We cannot do without a word that describes the sexed experience, embodiment (and specific oppression) of women. The conflation of sex and gender does not serve women’s interests, as we are seeing with women’s sports, or the treatment of some of society’s most vulnerable women in shelters, refuges and prisons. It has been rough on lesbians, who face demands to change the defintion from same-sex orientation to same-gender (but where does that leave butches and femmes? those too are genders, within womanity.) Such demands are both misogynist and homophobic.

Thanks for this Max. I think the point is especially telling in relation to an essay on the erotic connections between women. I tried to imagine what it could mean to situate a male person identifying as a woman ie a transwoman in that context and all I can come up with is static that perpetuates patriarchy’s denial of women’s autonomous sexuality and the very erotic connections between us that Rich describes. Compulsory heterosexuality in another form.
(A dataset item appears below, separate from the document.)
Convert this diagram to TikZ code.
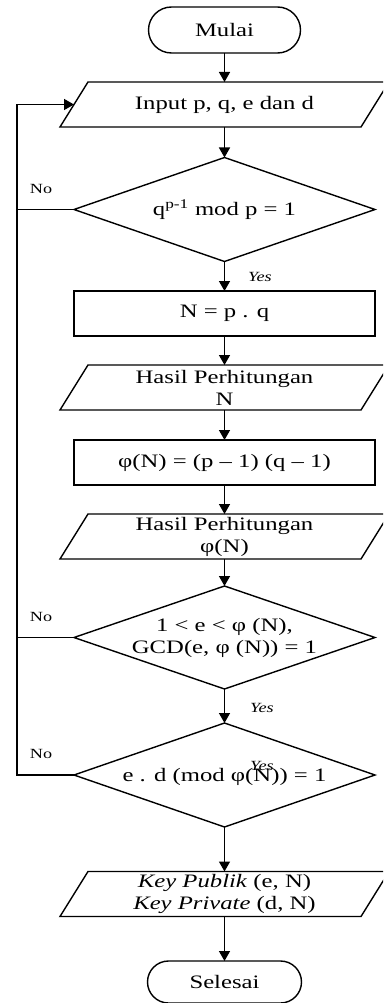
\documentclass[tikz,border=0pt]{standalone}
\usepackage{fontspec}
\setmainfont{Liberation Serif}[FakeStretch=1.3]
\usetikzlibrary{shapes.geometric,arrows.meta,calc}
% outline of an input/output parallelogram around a rectangular node
\newcommand\drawio[1]{%
  \draw ($(#1.north west)+(14,0)$) -- ($(#1.north east)+(14,0)$)
     -- ($(#1.south east)+(-14,0)$) -- ($(#1.south west)+(-14,0)$) -- cycle;}
\begin{document}
\begin{tikzpicture}[x=1pt,y=-1pt,
  line width=1.4pt,
  base/.style={inner sep=0pt, outer sep=0pt, align=center,
    font=\fontsize{19}{22}\selectfont},
  terminal/.style={base, draw, rounded corners=23pt,
    minimum width=152pt, minimum height=46pt},
  process/.style={base, draw, minimum width=301pt, minimum height=45pt},
  io/.style={base, minimum width=301pt, minimum height=45pt},
  decision/.style={draw, diamond, inner sep=0pt, outer sep=0pt,
    minimum width=301pt, minimum height=104pt},
  flow/.style={-{Triangle[width=11pt,length=10pt]}},
  note/.style={inner sep=0pt, font=\fontsize{14}{16}\selectfont},
  ]
\useasboundingbox (0,0) rectangle (383,1003);
\clip (0,0) rectangle (383,1003);

% shapes
\node[terminal] (start) at (224.5,30) {Mulai};
\node[io] (in) at (224.5,104.5) {Input p, q, e dan d};
\drawio{in}
\node[decision] (d1) at (224.5,209.5) {};
\node[base] (d1t) at (224.5,209.5) {q\textsuperscript{p-1} mod p = 1};
\node[process] (np) at (224.5,313.5) {N = p . q};
\node[io] (hn) at (224.5,387.5) {Hasil Perhitungan\\N};
\drawio{hn}
\node[process] (phi) at (224.5,462.5) {φ(N) = (p – 1) (q – 1)};
\node[io] (hphi) at (224.5,536.5) {Hasil Perhitungan\\φ(N)};
\drawio{hphi}
\node[decision, minimum height=103pt] (d2) at (224.5,637.5) {};
\node[base] (d2t) at (224.5,638) {1 < e < φ (N),\\GCD(e, φ (N)) = 1};
\node[decision] (d3) at (224.5,775) {};
\node[base] (d3t) at (224.5,777) {e . d (mod φ(N)) = 1};
\node[io] (key) at (224.5,894) {\textit{Key Publik} (e, N)\\\textit{Key Private} (d, N)};
\drawio{key}
\node[terminal, rounded corners=21pt, minimum width=154pt, minimum height=42pt]
  (end) at (224.5,982) {Selesai};

% main flow
\draw[flow] (start) -- (in);
\draw[flow] (in) -- (d1);
\draw[flow] (d1) -- (np);
\draw[flow] (np) -- (hn);
\draw[flow] (hn) -- (phi);
\draw[flow] (phi) -- (hphi);
\draw[flow] (hphi) -- (d2);
\draw[flow] (d2) -- (d3);
\draw[flow] (d3) -- (key);
\draw[flow] (key) -- (end);

% return branch
\coordinate (loop) at (17,104.5);
\draw[flow] (d3.west) -| (loop) -- (in.west);
\draw (d1.west) -- (d1.west -| loop);
\draw (d2.west) -- (d2.west -| loop);

% branch labels
\node[note] (no1) at (41,189) {No};
\node[note] (no2) at (41,617) {No};
\node[note] (no3) at (41,754) {No};
\node[note] (yes1) at (260,277) {\textit{Yes}};
\node[note] (yes2) at (262,708) {\textit{Yes}};
\node[note] (yes3) at (262,766) {\textit{Yes}};
\end{tikzpicture}
\end{document}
Perhaps the students did not mean literally to imagine transwomen into those erotic connections but just wished to have a similarly liberatory essay for them. However that kind of project would not be a worthy emulation of Rich if it insisted on conflating gender with sex for the reasons you point out.

Thanks for this Max. The point is especially telling in relation to an essay on the erotic connections between women. I tried to imagine a male person identifying as a woman ie a transwoman in that scenario and all I get is static that replicates patriarchy’s denial of women’s autonomous sexuality, especially the erotic connections between us that Rich describes. Compulsory heterosexuality in another form.

Perhaps the students didn’t intend literally to imagine transwomen into Rich’s essay but instead to want a similarly liberatory essay for them. However such an essay would not be a fitting emulation of Rich if it conflates sex and gender, for the reasons you point out.

I appreciate your nuanced analysis.

Thank you so much Max Dashu for restating the basics that, incredibly are getting lost. I especially loved the very simple and indelible: “We cannot do without a word that describes the sexed experience, embodiment (and specific oppression) of women).” Amazing that it has to even be said–but it does; your clarity of language gives us a sentence to use over and over as needed.

Thank you for inviting this Rich conversation on this site and in your classroom

I feel Rich arguing for one of the most basic and liberating freedoms–the freedom to know your own thoughts. This freedom is never a given. It always something that must be sought. It almost always comes with a divesture, a winnowing. Rich’s analysis puts us in touch with the cultural, literary, media-induced obstacles for women to achieve the necessary winnowing. To feel and recognize how deep and persistent a clearing-house she must create in order to make it possible for her to achieve the freedom to know her own thoughts, and go beyond to the glory of expression, invention, creation of works that are her own.

At seventy-six, I am aware that maintaining a mindful clearing-house is a lifetime practice. Also it is one made perilous in these media-policed times where deviation from prescribed thinking on left and right creates a roar of disdain and a plague of shunning. It’s always useful and sometimes illuminating to ask: What am I not allowed to think? What am I not allowed to say? What am I not allowed to do? What or who am I not allowed to be?

PS. I am very late to this conversation. I ear-marked it “to read later” and then later got later and later. So glad to be pulled back onto this site and into this remarkable community. It’s been a while.